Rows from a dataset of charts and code
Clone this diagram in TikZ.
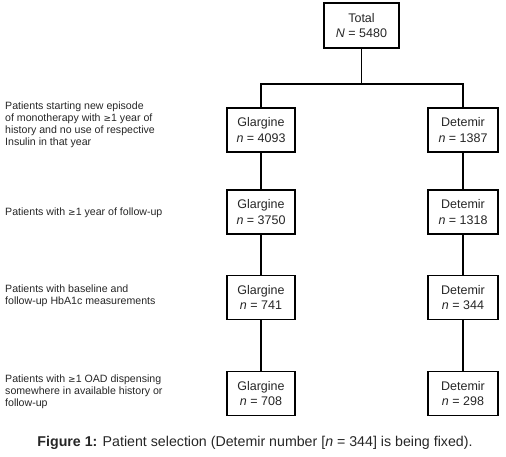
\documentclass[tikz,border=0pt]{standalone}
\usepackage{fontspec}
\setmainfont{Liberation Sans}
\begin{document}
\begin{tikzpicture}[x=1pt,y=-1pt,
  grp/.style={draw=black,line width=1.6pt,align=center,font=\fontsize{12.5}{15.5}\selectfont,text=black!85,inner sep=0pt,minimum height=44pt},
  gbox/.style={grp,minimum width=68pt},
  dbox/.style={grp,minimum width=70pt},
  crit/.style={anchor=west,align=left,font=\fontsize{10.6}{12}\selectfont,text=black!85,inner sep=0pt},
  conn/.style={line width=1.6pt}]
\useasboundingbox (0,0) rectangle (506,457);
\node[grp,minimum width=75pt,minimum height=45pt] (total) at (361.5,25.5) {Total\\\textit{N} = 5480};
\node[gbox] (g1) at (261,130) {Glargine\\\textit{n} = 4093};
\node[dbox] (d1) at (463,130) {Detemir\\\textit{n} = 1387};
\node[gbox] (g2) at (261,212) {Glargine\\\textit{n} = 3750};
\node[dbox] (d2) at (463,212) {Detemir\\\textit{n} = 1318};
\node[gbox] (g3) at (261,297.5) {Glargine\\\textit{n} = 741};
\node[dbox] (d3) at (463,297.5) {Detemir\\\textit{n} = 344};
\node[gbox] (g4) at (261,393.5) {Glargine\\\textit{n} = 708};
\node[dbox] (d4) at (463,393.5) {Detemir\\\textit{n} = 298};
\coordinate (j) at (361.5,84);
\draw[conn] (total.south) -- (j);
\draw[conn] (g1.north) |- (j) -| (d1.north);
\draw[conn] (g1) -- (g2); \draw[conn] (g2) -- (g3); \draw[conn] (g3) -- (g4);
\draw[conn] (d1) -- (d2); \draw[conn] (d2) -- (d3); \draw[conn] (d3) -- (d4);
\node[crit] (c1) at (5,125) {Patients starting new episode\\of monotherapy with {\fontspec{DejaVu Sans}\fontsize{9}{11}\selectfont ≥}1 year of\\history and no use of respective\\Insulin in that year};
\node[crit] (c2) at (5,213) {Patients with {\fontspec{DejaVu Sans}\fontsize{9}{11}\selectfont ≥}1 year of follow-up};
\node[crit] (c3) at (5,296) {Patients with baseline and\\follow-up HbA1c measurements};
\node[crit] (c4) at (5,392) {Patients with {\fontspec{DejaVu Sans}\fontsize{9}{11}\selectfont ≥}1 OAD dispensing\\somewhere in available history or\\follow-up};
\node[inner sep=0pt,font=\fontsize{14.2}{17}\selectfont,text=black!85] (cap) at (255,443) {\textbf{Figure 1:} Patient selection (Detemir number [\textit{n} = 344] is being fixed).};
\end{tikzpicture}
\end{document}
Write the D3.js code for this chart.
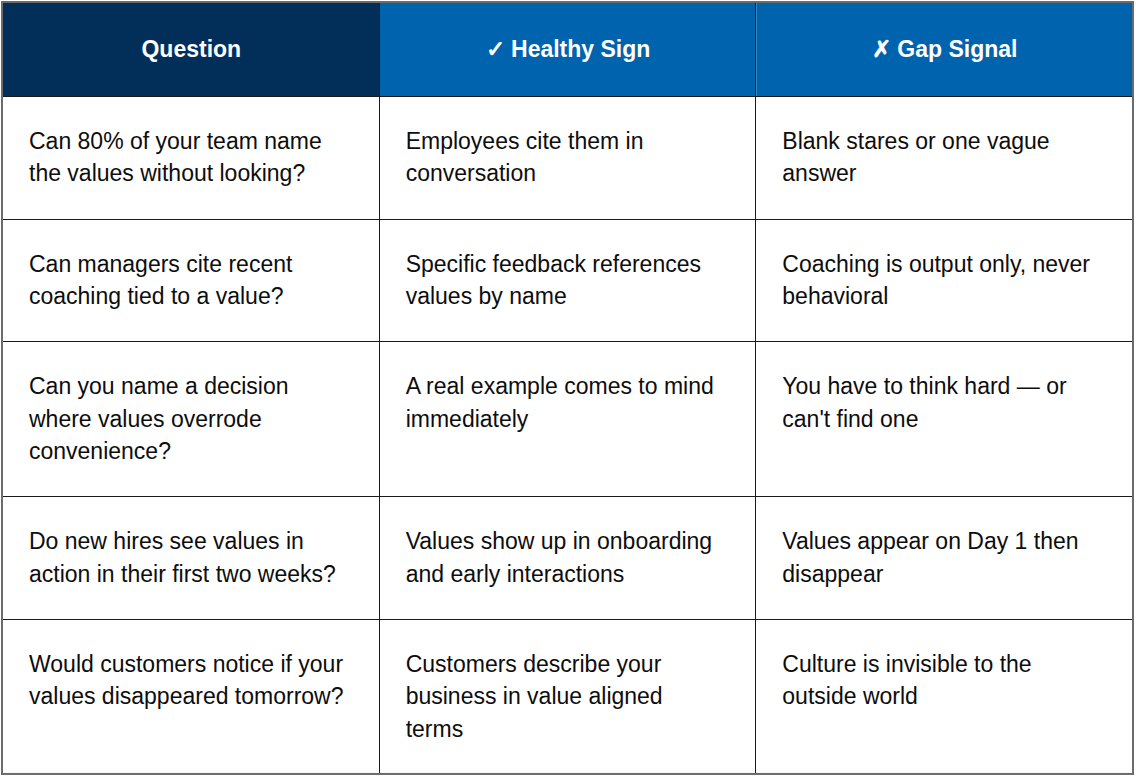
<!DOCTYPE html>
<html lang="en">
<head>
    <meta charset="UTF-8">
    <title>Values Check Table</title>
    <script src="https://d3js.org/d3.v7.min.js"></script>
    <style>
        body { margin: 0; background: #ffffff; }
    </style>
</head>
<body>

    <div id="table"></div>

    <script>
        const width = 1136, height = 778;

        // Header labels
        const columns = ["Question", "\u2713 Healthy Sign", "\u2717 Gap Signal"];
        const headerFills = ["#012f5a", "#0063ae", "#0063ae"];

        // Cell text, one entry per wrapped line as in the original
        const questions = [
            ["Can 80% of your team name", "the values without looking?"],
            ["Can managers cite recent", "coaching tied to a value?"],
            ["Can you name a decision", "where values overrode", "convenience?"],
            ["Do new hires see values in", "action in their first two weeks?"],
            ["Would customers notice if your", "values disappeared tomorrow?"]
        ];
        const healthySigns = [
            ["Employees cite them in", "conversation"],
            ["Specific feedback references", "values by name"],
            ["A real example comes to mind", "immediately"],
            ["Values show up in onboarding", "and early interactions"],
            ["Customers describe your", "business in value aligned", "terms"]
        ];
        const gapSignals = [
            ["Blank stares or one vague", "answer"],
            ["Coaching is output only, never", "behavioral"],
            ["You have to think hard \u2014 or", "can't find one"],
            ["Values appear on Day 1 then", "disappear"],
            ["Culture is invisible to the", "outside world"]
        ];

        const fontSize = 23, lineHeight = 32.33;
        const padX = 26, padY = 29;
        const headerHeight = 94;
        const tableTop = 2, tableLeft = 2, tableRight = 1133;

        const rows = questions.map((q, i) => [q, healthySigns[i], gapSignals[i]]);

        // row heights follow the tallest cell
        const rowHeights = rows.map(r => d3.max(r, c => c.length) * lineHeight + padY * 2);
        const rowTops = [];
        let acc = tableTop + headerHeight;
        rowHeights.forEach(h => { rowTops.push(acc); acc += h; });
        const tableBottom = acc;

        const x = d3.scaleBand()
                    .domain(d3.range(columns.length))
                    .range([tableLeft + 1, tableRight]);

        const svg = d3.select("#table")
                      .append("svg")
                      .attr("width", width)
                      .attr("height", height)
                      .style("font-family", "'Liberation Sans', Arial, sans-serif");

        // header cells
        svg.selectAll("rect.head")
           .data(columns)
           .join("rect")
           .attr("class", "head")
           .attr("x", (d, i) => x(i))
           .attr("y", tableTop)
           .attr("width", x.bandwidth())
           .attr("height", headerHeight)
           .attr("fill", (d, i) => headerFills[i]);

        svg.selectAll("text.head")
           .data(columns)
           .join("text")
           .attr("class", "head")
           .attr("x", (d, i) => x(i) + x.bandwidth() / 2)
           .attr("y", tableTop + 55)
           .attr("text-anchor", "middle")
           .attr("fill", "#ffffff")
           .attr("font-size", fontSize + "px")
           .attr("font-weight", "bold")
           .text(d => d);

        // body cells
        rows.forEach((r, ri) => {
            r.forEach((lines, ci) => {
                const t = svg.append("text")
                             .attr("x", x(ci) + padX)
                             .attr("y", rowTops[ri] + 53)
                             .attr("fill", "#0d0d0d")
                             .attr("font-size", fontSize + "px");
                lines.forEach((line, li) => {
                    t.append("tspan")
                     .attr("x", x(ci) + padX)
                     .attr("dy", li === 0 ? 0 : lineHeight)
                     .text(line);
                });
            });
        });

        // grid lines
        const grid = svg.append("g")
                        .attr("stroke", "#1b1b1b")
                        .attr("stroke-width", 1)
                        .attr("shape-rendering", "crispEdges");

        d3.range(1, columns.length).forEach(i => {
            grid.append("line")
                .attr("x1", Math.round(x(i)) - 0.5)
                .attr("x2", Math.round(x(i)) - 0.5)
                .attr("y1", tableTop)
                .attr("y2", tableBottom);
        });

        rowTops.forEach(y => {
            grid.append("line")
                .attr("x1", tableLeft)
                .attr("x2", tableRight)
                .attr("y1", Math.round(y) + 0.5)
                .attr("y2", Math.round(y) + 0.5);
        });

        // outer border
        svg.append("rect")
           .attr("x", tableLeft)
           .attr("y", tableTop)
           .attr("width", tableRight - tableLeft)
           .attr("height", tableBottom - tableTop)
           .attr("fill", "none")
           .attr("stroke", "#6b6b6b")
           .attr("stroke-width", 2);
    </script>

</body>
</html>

GIVEN EXERCISE
Return each line in the records that holds the string "this".

RESULT BELOW
Clone this diagram in TikZ.
Write the D3.js code for this chart.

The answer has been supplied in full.